[Figure scripts]
____
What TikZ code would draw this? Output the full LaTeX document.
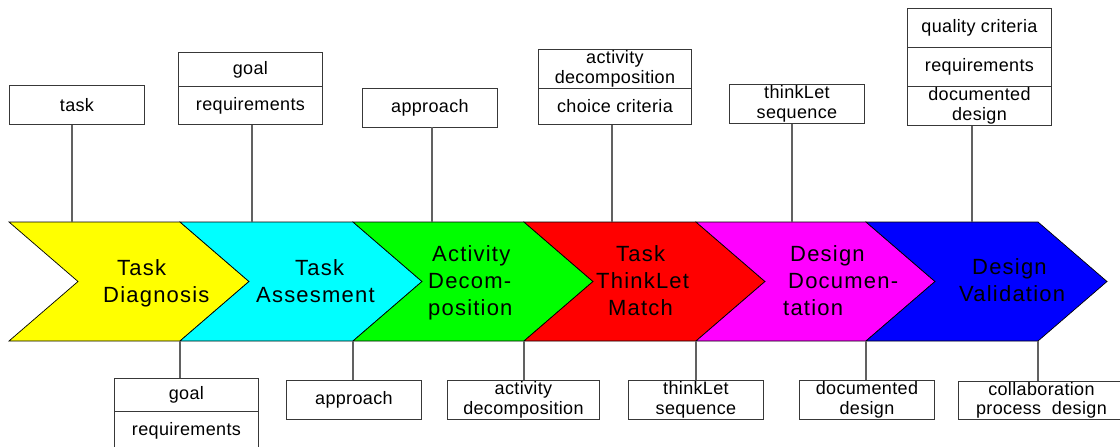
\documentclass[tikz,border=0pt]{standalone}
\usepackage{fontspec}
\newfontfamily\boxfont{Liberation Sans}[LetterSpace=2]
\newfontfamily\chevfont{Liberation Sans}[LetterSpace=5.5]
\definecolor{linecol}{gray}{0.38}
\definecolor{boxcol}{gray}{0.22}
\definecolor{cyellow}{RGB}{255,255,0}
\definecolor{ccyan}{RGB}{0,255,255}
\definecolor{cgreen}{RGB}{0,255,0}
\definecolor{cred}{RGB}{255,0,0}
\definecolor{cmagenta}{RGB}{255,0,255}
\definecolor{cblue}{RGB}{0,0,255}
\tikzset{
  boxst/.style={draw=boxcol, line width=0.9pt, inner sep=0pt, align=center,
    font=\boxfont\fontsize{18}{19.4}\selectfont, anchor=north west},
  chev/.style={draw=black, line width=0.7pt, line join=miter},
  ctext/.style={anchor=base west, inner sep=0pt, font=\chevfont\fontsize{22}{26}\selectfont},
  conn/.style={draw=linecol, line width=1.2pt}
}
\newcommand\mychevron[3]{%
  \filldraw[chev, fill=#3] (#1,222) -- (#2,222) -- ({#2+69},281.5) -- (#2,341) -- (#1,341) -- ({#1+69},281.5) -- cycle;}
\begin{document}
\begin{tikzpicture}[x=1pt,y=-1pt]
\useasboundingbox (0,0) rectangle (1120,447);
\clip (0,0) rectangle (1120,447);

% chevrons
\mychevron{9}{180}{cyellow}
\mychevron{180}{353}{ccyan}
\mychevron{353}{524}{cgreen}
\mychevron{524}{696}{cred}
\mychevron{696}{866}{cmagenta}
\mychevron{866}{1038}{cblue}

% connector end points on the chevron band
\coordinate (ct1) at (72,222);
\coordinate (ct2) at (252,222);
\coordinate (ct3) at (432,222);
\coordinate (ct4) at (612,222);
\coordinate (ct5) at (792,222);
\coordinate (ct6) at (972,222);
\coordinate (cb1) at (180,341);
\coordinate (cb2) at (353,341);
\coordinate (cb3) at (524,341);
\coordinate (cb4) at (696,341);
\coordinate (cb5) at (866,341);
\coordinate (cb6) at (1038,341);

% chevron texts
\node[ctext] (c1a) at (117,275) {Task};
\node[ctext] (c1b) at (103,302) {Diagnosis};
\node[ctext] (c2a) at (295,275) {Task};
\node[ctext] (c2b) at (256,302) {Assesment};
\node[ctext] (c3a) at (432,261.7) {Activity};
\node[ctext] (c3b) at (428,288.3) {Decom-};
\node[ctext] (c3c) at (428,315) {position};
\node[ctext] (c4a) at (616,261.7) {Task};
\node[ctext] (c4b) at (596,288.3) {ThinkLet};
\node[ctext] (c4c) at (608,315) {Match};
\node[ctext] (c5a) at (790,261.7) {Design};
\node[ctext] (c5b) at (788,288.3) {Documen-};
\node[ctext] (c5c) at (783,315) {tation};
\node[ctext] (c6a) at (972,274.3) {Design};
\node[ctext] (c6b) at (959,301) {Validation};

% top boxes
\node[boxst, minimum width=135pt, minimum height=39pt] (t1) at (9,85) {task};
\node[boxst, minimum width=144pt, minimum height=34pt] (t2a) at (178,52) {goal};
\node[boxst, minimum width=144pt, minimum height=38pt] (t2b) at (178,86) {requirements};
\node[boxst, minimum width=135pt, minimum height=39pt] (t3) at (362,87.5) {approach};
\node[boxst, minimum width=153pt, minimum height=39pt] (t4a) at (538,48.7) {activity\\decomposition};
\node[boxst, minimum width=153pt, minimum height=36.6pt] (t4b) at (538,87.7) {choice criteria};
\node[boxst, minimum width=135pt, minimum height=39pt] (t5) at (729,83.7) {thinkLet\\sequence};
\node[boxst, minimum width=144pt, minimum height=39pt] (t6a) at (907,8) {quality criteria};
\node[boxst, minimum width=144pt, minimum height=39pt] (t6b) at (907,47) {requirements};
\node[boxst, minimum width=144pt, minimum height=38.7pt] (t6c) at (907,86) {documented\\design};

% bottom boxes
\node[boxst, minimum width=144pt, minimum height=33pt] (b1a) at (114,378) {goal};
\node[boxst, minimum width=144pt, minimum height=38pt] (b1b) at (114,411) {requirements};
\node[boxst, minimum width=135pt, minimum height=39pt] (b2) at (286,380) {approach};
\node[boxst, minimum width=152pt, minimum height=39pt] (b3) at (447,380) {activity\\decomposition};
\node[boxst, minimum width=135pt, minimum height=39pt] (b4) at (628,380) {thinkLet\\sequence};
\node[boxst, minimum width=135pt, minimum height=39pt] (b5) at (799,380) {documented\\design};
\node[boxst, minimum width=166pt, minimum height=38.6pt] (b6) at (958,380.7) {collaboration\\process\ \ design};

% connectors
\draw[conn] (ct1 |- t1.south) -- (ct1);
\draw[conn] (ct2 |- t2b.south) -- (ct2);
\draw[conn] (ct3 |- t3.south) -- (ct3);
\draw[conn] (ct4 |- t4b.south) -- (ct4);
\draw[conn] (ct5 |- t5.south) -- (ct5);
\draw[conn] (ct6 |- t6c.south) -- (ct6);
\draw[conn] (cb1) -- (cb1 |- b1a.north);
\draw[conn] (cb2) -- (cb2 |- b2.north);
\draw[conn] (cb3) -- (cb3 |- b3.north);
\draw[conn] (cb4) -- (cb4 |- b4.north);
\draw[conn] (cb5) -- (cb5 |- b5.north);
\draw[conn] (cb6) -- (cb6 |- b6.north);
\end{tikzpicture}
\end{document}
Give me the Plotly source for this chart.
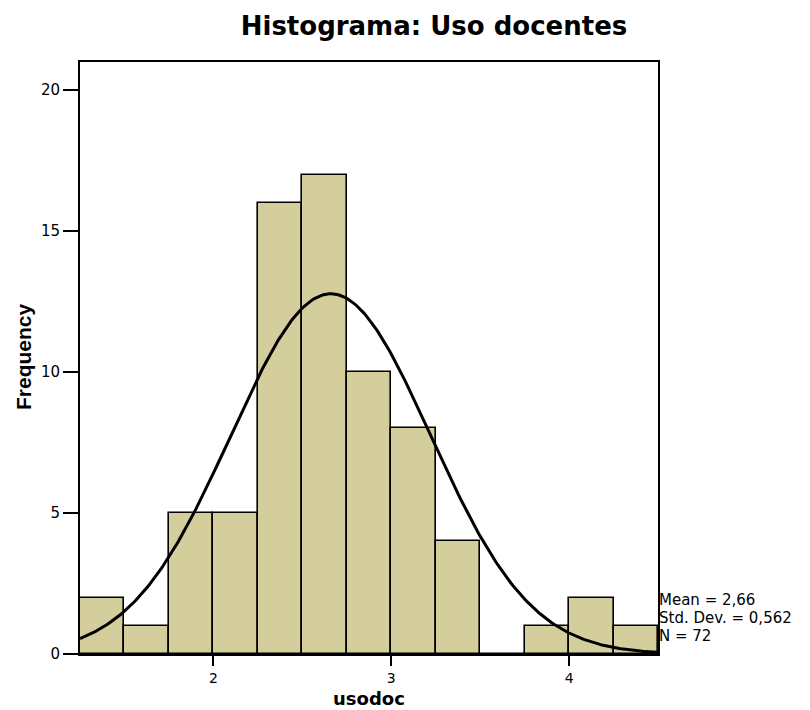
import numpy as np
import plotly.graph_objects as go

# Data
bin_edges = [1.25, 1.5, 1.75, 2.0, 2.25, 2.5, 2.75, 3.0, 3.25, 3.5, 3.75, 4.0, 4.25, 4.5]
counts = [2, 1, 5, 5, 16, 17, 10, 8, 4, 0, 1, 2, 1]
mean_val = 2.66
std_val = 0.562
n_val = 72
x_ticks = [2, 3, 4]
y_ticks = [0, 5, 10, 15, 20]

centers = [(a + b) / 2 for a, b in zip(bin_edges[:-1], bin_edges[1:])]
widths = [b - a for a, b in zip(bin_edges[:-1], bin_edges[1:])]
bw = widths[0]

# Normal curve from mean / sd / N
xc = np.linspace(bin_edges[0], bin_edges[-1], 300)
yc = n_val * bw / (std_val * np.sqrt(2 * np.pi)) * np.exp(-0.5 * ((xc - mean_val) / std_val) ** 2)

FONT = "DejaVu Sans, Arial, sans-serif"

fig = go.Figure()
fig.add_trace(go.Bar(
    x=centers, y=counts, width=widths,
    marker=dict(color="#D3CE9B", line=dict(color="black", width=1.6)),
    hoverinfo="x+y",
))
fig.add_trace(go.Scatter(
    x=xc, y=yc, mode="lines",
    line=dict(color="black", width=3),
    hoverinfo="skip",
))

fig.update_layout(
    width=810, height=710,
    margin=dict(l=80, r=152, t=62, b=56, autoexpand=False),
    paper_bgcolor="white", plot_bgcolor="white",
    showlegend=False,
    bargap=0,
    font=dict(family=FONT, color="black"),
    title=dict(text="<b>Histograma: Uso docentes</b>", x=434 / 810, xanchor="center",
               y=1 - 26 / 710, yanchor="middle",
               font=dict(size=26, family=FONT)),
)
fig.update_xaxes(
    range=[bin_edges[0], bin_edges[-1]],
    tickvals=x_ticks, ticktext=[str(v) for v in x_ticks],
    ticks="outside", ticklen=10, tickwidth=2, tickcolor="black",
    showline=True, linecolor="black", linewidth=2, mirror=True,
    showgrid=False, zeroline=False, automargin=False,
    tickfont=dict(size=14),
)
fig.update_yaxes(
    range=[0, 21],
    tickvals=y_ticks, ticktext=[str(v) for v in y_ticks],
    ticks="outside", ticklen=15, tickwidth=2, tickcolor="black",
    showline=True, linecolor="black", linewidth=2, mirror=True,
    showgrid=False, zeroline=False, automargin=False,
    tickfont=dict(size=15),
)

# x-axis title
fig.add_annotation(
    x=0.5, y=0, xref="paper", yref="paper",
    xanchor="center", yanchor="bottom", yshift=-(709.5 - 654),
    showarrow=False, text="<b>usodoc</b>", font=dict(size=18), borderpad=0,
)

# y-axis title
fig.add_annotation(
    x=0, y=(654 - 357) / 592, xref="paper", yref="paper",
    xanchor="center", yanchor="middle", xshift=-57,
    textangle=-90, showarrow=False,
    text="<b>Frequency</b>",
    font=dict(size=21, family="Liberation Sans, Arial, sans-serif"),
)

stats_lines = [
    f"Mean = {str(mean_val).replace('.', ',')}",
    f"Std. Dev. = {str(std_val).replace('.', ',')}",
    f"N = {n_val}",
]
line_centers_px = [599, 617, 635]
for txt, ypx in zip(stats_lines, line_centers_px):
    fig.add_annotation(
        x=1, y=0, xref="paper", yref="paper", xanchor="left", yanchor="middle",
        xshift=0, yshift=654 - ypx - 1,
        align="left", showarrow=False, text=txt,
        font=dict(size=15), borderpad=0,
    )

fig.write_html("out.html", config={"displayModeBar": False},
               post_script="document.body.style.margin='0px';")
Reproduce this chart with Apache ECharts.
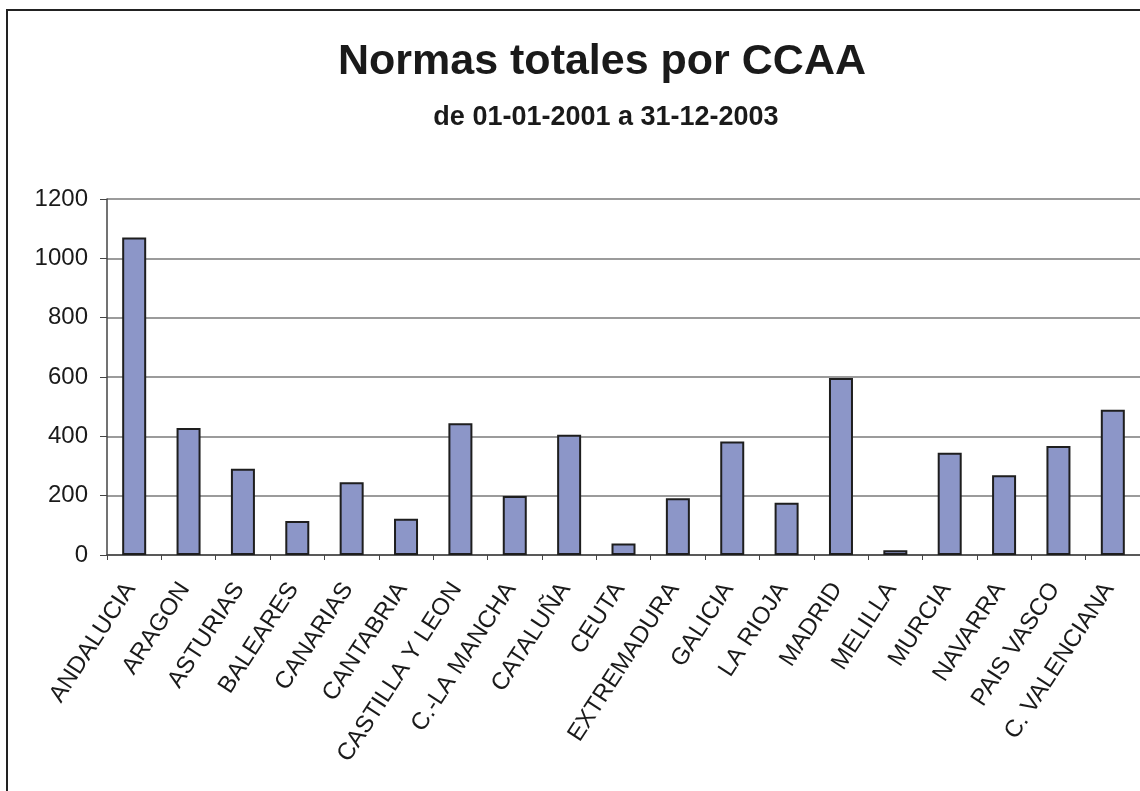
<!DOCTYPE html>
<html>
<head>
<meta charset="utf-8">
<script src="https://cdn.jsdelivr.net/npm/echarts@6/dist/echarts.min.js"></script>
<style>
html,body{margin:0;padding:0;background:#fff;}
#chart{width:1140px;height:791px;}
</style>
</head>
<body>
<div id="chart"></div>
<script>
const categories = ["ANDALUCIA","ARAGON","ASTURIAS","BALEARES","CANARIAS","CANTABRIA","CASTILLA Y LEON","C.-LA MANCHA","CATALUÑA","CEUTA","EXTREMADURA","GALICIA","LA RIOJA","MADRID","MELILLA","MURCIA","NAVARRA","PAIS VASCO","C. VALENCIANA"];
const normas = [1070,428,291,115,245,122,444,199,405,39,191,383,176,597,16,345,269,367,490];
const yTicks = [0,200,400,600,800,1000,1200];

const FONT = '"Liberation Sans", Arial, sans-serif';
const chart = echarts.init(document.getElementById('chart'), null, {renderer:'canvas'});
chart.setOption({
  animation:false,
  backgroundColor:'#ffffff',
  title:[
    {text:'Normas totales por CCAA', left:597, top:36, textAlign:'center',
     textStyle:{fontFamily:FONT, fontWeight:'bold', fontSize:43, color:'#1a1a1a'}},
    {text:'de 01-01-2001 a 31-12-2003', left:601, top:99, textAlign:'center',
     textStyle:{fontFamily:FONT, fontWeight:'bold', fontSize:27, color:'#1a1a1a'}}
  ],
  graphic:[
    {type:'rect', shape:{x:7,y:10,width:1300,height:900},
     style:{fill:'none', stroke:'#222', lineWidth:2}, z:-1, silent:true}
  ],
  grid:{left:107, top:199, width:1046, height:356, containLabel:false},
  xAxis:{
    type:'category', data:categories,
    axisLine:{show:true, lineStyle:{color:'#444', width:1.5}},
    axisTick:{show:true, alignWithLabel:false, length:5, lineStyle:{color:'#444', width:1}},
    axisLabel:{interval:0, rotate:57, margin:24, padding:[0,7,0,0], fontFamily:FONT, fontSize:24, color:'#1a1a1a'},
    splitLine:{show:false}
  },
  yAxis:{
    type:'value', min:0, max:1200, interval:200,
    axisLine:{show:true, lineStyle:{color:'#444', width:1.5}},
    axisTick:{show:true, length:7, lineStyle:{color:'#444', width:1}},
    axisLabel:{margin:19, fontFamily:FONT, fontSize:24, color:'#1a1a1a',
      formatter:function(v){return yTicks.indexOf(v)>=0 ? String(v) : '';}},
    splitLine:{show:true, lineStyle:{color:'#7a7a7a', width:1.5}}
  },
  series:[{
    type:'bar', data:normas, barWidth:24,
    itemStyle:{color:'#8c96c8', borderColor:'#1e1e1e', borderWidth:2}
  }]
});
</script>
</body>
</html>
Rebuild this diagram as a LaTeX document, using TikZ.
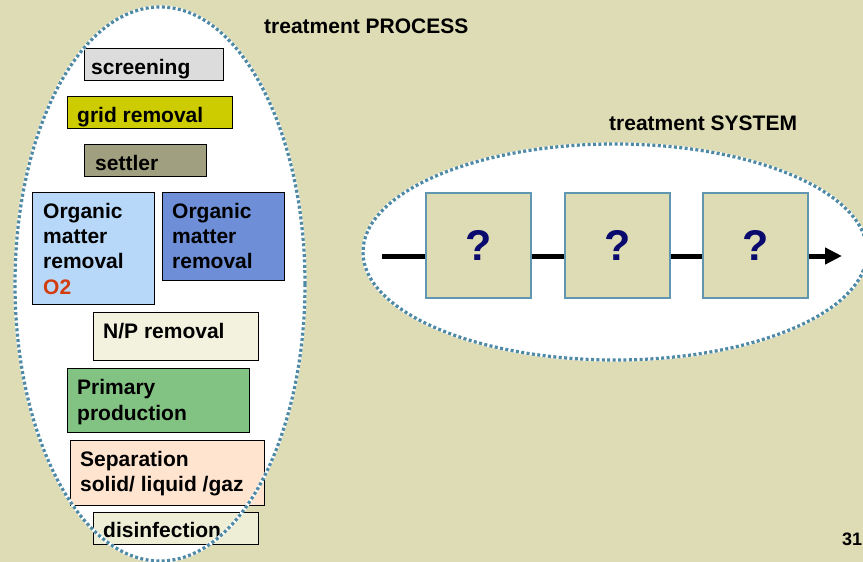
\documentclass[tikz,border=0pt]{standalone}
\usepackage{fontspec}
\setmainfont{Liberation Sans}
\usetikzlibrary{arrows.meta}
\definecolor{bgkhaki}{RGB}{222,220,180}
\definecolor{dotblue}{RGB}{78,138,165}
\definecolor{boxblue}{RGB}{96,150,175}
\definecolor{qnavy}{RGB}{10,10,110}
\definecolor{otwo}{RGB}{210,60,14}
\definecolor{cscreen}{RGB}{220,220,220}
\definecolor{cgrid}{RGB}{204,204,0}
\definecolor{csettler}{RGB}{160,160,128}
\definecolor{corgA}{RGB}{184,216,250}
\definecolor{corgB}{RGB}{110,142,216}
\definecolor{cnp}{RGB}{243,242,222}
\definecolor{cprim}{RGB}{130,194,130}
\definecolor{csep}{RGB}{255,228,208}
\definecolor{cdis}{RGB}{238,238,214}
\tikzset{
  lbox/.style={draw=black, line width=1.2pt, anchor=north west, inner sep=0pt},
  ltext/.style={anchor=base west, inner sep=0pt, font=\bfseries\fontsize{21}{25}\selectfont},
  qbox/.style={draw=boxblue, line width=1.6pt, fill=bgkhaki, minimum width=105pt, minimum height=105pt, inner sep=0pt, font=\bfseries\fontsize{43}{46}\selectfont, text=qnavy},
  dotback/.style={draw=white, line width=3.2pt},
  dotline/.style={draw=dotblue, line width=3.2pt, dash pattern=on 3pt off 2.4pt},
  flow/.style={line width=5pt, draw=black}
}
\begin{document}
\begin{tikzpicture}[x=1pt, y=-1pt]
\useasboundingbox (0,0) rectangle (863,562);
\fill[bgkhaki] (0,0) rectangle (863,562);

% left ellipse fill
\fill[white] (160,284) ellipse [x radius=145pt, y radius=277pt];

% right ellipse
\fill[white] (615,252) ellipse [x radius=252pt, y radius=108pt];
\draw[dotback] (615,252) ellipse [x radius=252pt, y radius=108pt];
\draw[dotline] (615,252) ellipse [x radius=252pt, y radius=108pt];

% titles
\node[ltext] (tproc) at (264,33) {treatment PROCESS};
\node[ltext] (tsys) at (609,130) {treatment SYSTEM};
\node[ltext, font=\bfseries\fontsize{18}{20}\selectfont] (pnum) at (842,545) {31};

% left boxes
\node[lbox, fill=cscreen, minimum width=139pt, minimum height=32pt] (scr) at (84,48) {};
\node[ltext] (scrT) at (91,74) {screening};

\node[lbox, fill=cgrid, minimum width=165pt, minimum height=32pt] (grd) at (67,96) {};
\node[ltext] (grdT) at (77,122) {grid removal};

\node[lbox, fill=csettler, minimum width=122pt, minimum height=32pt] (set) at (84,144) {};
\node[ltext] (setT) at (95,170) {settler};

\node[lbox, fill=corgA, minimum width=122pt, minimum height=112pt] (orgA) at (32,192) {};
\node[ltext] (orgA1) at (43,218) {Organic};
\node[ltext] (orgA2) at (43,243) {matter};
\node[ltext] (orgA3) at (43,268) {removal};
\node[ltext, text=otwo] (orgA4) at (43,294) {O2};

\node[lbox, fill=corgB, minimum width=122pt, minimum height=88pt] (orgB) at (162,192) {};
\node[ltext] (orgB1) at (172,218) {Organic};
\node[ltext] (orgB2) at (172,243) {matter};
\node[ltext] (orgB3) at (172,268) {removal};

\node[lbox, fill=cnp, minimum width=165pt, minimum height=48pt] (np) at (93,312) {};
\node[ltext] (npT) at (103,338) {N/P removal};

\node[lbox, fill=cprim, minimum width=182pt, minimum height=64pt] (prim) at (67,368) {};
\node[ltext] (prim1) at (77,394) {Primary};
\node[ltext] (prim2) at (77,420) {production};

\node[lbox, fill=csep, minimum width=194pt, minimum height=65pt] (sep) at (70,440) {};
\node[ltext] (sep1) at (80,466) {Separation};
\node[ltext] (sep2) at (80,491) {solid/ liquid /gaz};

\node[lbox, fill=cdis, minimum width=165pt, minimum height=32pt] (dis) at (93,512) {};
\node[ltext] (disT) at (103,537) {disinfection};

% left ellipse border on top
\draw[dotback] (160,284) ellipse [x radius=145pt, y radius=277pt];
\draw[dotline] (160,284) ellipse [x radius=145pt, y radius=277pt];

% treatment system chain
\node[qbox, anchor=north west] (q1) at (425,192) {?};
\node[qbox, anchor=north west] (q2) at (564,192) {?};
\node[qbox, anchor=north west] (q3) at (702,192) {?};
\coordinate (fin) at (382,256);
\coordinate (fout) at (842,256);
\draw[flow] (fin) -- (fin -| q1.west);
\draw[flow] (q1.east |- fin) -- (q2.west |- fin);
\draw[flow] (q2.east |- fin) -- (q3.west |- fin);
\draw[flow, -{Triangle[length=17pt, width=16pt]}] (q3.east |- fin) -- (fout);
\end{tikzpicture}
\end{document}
____
Written task: Using the records above, find and show each line with the string "this".

Finished task:
What TikZ code would draw this? Output the full LaTeX document.
Give me the Plotly source for this chart.
Reproduce this chart with Apache ECharts.
Rebuild this diagram as a LaTeX document, using TikZ.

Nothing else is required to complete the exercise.